I just finished watching Olbermann and Rachel, their thorough demolishing of the sorry human being who is Joe Lieberman, and just had to put this down.

I was one of the people most loudly objecting to the Ned Lamont campaign to primary Joe Lieberman.  At the time, I felt it was counterproductive.  At the time, regrettably, I was supporting the Iraq war.  And at the time, I thought Joe Lieberman would never forget it, and seek revenge.

I was so wrong to support the Iraq war, ever.  That’s my bad.  I still think the Ned Lamont campaign was counterproductive, for the reasons I state.  We’ll have to disagree on that one.

Joe Lieberman doing precisely what I thought he would do after the Ned Lamont campaign – that’s HIS bad.  I don’t take any consolation in being right about that.  No, in fact, I can’t believe Lieberman went through with it.  Least of all, against this president.

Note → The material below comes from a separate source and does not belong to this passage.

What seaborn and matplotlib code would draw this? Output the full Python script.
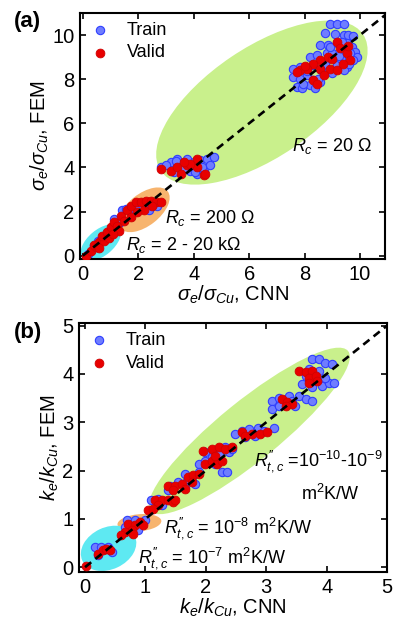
import numpy as np
import pandas as pd
import seaborn as sns
import matplotlib
matplotlib.use("Agg")
import matplotlib.pyplot as plt
from matplotlib.patches import Ellipse
from matplotlib.transforms import ScaledTranslation

# ---- panel (a): electrical conductivity, CNN vs FEM ----
a_train_x = [8.92, 9.16, 9.41, 8.74, 9.10, 9.41, 9.58, 9.76, 8.56, 8.86, 9.16, 9.53, 9.70, 9.35,
             8.20, 8.44, 8.80, 9.41, 9.82, 9.88, 9.00, 7.60, 7.84, 8.32, 8.74, 9.16, 9.53, 9.41,
             9.76, 7.60, 7.84, 8.08, 8.32, 8.56, 7.72, 7.90, 8.20, 8.38, 9.00, 9.30, 9.60, 8.60,
             8.10, 8.90, 9.25, 9.65, 7.95, 8.50,
             2.81, 3.17, 3.41, 3.53, 3.76, 4.00, 4.24, 4.48, 4.72, 3.88, 4.12, 4.36, 3.29, 3.65,
             4.60, 3.00, 3.90, 4.30, 3.35, 4.05,
             0.20, 0.40, 1.05, 1.13, 1.43, 1.55, 2.33, 2.39, 2.69, 1.73, 2.09, 0.80, 1.30, 2.20,
             0.55, 1.90, 2.55]
a_train_y = [10.50, 10.50, 10.50, 10.08, 10.05, 10.00, 10.00, 9.95, 9.55, 9.55, 9.62, 9.62, 9.48, 9.70,
             9.00, 9.10, 9.17, 9.25, 9.25, 9.02, 9.20, 8.48, 8.56, 8.64, 8.71, 8.64, 8.56, 8.41,
             8.86, 8.11, 8.03, 8.18, 7.95, 7.88, 7.65, 7.58, 7.72, 7.58, 8.30, 8.90, 8.70, 8.40,
             8.35, 9.45, 9.05, 9.20, 7.80, 8.00,
             4.02, 4.24, 4.39, 4.17, 4.39, 4.24, 4.32, 4.39, 4.47, 3.86, 3.71, 3.86, 3.79, 3.94,
             4.09, 4.10, 4.10, 4.00, 4.30, 3.80,
             0.08, 0.45, 1.14, 1.67, 2.05, 2.12, 2.27, 2.05, 2.27, 1.97, 2.27, 0.90, 1.50, 2.40,
             0.65, 2.10, 2.35]
a_valid_x = [9.16, 9.29, 9.53, 8.86, 8.56, 8.32, 8.08, 7.84, 7.72, 8.56, 8.92, 9.16, 8.32, 8.44,
             9.64, 9.58, 8.00, 9.00, 9.40, 8.70,
             2.81, 3.17, 3.41, 3.53, 3.76, 4.12, 4.12, 4.36, 4.42, 3.88, 3.65,
             0.11, 0.29, 0.47, 0.59, 0.77, 0.71, 0.89, 1.01, 1.13, 1.25, 1.31, 1.37, 1.61, 1.73,
             1.91, 2.09, 2.27, 2.45, 2.63, 2.81, 2.51, 2.21, 1.97, 1.73, 1.49, 0.40, 0.60, 0.95, 1.10]
a_valid_y = [9.70, 9.40, 9.17, 9.02, 8.86, 8.71, 8.48, 8.41, 8.33, 8.48, 8.48, 8.41, 7.95, 7.80,
             8.86, 9.50, 8.60, 8.90, 8.70, 8.20,
             3.94, 3.86, 4.02, 3.71, 4.09, 4.39, 4.02, 3.64, 3.71, 4.17, 4.24,
             0.00, 0.23, 0.38, 0.61, 0.68, 0.91, 1.06, 1.29, 1.52, 1.36, 1.14, 1.82, 2.05, 2.27,
             2.42, 2.42, 2.50, 2.50, 2.42, 2.42, 2.27, 2.05, 1.97, 1.74, 1.59, 0.50, 0.35, 0.80, 1.00]

# ---- panel (b): thermal conductivity, CNN vs FEM ----
b_train_x = [3.76, 3.87, 3.98, 4.09, 3.70, 3.65, 3.59, 3.76, 3.93, 4.04, 4.12, 3.98, 3.87,
             3.10, 3.21, 3.37, 3.54, 3.65, 3.76, 3.10, 3.21, 3.48, 3.43,
             2.49, 2.60, 2.71, 2.87, 2.96, 3.12, 2.65, 2.82,
             1.88, 1.99, 2.10, 2.21, 2.32, 2.38, 2.43, 2.26, 2.35, 2.15, 1.99,
             1.66, 1.77, 1.88, 1.68, 1.82,
             1.41, 1.54, 1.66, 1.38,
             1.10, 1.21, 1.27,
             0.69, 0.77, 0.88, 0.99, 0.66, 0.83,
             0.16, 0.22, 0.27, 0.44, 0.38]
b_train_y = [4.30, 4.30, 4.23, 4.20, 4.10, 3.96, 3.79, 3.72, 3.75, 3.82, 3.82, 3.92, 4.06,
             3.44, 3.51, 3.55, 3.55, 3.48, 3.44, 3.27, 3.34, 3.34, 3.44,
             2.76, 2.82, 2.86, 2.89, 2.82, 2.89, 2.69, 2.72,
             2.14, 2.20, 2.27, 2.34, 2.48, 2.38, 2.45, 1.97, 1.97, 2.14, 2.38,
             1.93, 1.86, 1.97, 1.79, 1.73,
             1.69, 1.76, 1.66, 1.59,
             1.38, 1.41, 1.28,
             0.97, 0.90, 0.76, 0.97, 0.83, 0.97,
             0.42, 0.25, 0.42, 0.32, 0.42]
b_valid_x = [3.54, 3.65, 3.76, 3.70, 3.82, 3.84, 3.70,
             3.26, 3.34, 3.43, 3.32,
             2.60, 2.76, 2.90, 3.01, 2.65,
             1.96, 2.10, 2.21, 2.32, 2.43, 1.99, 2.10, 2.18, 2.26, 2.15,
             1.71, 1.79, 1.88, 1.77,
             1.38, 1.49, 1.60, 1.46, 1.66,
             1.16, 1.27, 1.38, 1.46, 1.49, 1.21, 1.05, 1.13,
             0.71, 0.83, 0.91, 0.96, 0.77, 0.66, 0.60, 0.80,
             0.22, 0.30, 0.35, 0.41,
             0.02]
b_valid_y = [4.06, 4.03, 4.06, 3.92, 3.96, 3.86, 3.82,
             3.48, 3.41, 3.37, 3.34,
             2.79, 2.76, 2.76, 2.79, 2.72,
             2.41, 2.45, 2.48, 2.45, 2.48, 2.14, 2.20, 2.14, 2.20, 2.31,
             1.86, 1.90, 1.93, 1.76,
             1.69, 1.69, 1.73, 1.59, 1.62,
             1.38, 1.38, 1.38, 1.35, 1.38, 1.28, 1.18, 1.21,
             0.90, 0.87, 0.93, 0.87, 0.76, 0.73, 0.66, 0.69,
             0.28, 0.35, 0.38, 0.35,
             0.02]

sns.set_style("ticks")
plt.rcParams['font.family'] = ['Liberation Sans', 'DejaVu Sans']
plt.rcParams['mathtext.fontset'] = 'custom'
plt.rcParams['mathtext.rm'] = 'Liberation Sans'
plt.rcParams['mathtext.it'] = 'Liberation Sans:italic'
plt.rcParams['mathtext.bf'] = 'Liberation Sans:bold'
for key in ['text.color', 'axes.labelcolor', 'xtick.color', 'ytick.color', 'axes.edgecolor']:
    plt.rcParams[key] = 'black'

BLUE_FACE, BLUE_EDGE = '#6f7dff', '#2f3fff'
RED_FACE, RED_EDGE = '#e80000', '#d00000'
GREEN, ORANGE, CYAN = '#c9f08c', '#f7b46e', '#5ee9f2'

fig = plt.figure(figsize=(3.93, 6.22), dpi=100)
ax_a = fig.add_axes([0.2036, 0.5836, 0.776, 0.3955])
ax_b = fig.add_axes([0.201, 0.0804, 0.784, 0.400])


def blob(ax, cx, cy, a_px, b_px, ang, color):
    # ellipse sized in pixels, centred on a data point
    tr = fig.dpi_scale_trans + ScaledTranslation(cx, cy, ax.transData)
    e = Ellipse((0, 0), 2 * a_px / 100, 2 * b_px / 100, angle=ang,
                transform=tr, facecolor=color, edgecolor='none', zorder=0)
    ax.add_patch(e)


def panel(ax, tx, ty, vx, vy, lim_x, lim_y, ticks, lab):
    sns.scatterplot(x=tx, y=ty, ax=ax, color=BLUE_FACE, edgecolor=BLUE_EDGE,
                    linewidth=0.8, s=36, label='Train', zorder=2)
    sns.scatterplot(x=vx, y=vy, ax=ax, color=RED_FACE, edgecolor=RED_EDGE,
                    linewidth=0.6, s=40, label='Valid', zorder=3)
    ax.plot([0, 12], [0, 12], color='black', ls=(0, (3, 2)), lw=1.9, zorder=4)
    ax.set_xlim(*lim_x)
    ax.set_ylim(*lim_y)
    ax.set_xticks(ticks)
    ax.set_yticks(ticks)
    ax.tick_params(direction='in', length=4, width=1.2, top=True, right=True,
                   labelsize=14.5, pad=4)
    for sp in ax.spines.values():
        sp.set_linewidth(1.5)
    ax.set_xlabel(lab + ", CNN", fontsize=14.5, labelpad=0)
    ax.set_ylabel(lab + ", FEM", fontsize=14.5, labelpad=1)
    ax.legend(loc='upper left', frameon=False, fontsize=13, handlelength=1.2,
              handletextpad=0.9, borderaxespad=0.1, labelspacing=0.3, borderpad=0.4)


panel(ax_a, a_train_x, a_train_y, a_valid_x, a_valid_y, (-0.1, 10.9), (-0.15, 11.0),
      [0, 2, 4, 6, 8, 10], r"$\sigma_e/\sigma_{Cu}$")
blob(ax_a, 6.46, 6.94, 122, 55, 34, GREEN)
blob(ax_a, 2.21, 2.08, 30, 16, 38, ORANGE)
blob(ax_a, 0.65, 0.59, 24, 13, 40, CYAN)
ax_a.text(7.55, 4.75, r"$R_c$ = 20 Ω", fontsize=13)
ax_a.text(2.98, 1.5, r"$R_c$ = 200 Ω", fontsize=13)
ax_a.text(1.55, 0.25, r"$R_c$ = 2 - 20 kΩ", fontsize=13)

panel(ax_b, b_train_x, b_train_y, b_valid_x, b_valid_y, (-0.1, 5.0), (-0.1, 5.05),
      [0, 1, 2, 3, 4, 5], r"$k_e/k_{Cu}$")
blob(ax_b, 2.72, 2.82, 127, 30, 39, GREEN)
blob(ax_b, 0.90, 0.92, 22, 8.5, 5, ORANGE)
blob(ax_b, 0.39, 0.39, 29, 21, 25, CYAN)
ax_b.text(2.79, 2.1, r"$R^{\prime\prime}_{t,c}$ =10$^{-10}$-10$^{-9}$", fontsize=13)
ax_b.text(3.57, 1.38, r"m$^2$K/W", fontsize=13)
ax_b.text(1.30, 0.72, r"$R^{\prime\prime}_{t,c}$ = 10$^{-8}$ m$^2$K/W", fontsize=13)
ax_b.text(0.88, 0.10, r"$R^{\prime\prime}_{t,c}$ = 10$^{-7}$ m$^2$K/W", fontsize=13)

fig.text(0.035, 0.965, "(a)", fontsize=16, fontweight='bold', va='center')
fig.text(0.035, 0.465, "(b)", fontsize=16, fontweight='bold', va='center')

fig.savefig("out.png", dpi=100)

Lieberman is exhibiting the most repulsive behavior in all of politics, a behavior that repels average Americans from engaging in their democracy.  A behavior so transparent, it’s laughably easy to pull out tape to prove it.

And his staff basically admits to Howard Fineman that he’s doing this for revenge.  This man, who once was our VP nominee, who we all campaigned for in 2000, has let the darkest corners of his soul overcome his own humanity, with proof of it, in real time, every step of the way.  It is quite a sight.

Some will argue we should take this as a lesson.  Or we could accept it for what it plainly is – a thoroughly pathetic politician sacrificing the good of our country for the most petty of human emotions.  Lieberman not only screwed this community, he’s now screwing people like me, who stood up for him during that primary he now wants to price as high as the health of his fellow citizens.

Lieberman is learning that these things do get recorded somewhere.  Maybe only in media clips, or blog posts, or Senate vote tallies.  But probably, somewhere Joe Lieberman piously prays to so.. so….how should I put it……”sincerely”, in that place, they are recorded more permanently.  And in that place, Joe Lieberman will learn the lesson HE needs to learn, unfortunately too late for the Americans whose lives Joe Lieberman plays with like a toy.

The rest of us?  Listen folks, I argued against that Lamont thing as loud as anyone.  BUT DON’T YOU DARE AVOID DOING IT AGAIN.  This community stood up for what was right, when doing so was unpopular, in the most American exercise imaginable.  Don’t listen to ANYONE who tells you to “learn some lesson”.

The lesson I learned is that this community was CORRECT to go after Joe Lieberman, that this community should be APPLAUDED for doing so, and that this community should continue to look at Democratic primaries as THE PLACE to make sure that the foul rot of Joe Lieberman NEVER has this much control over our political party ever again.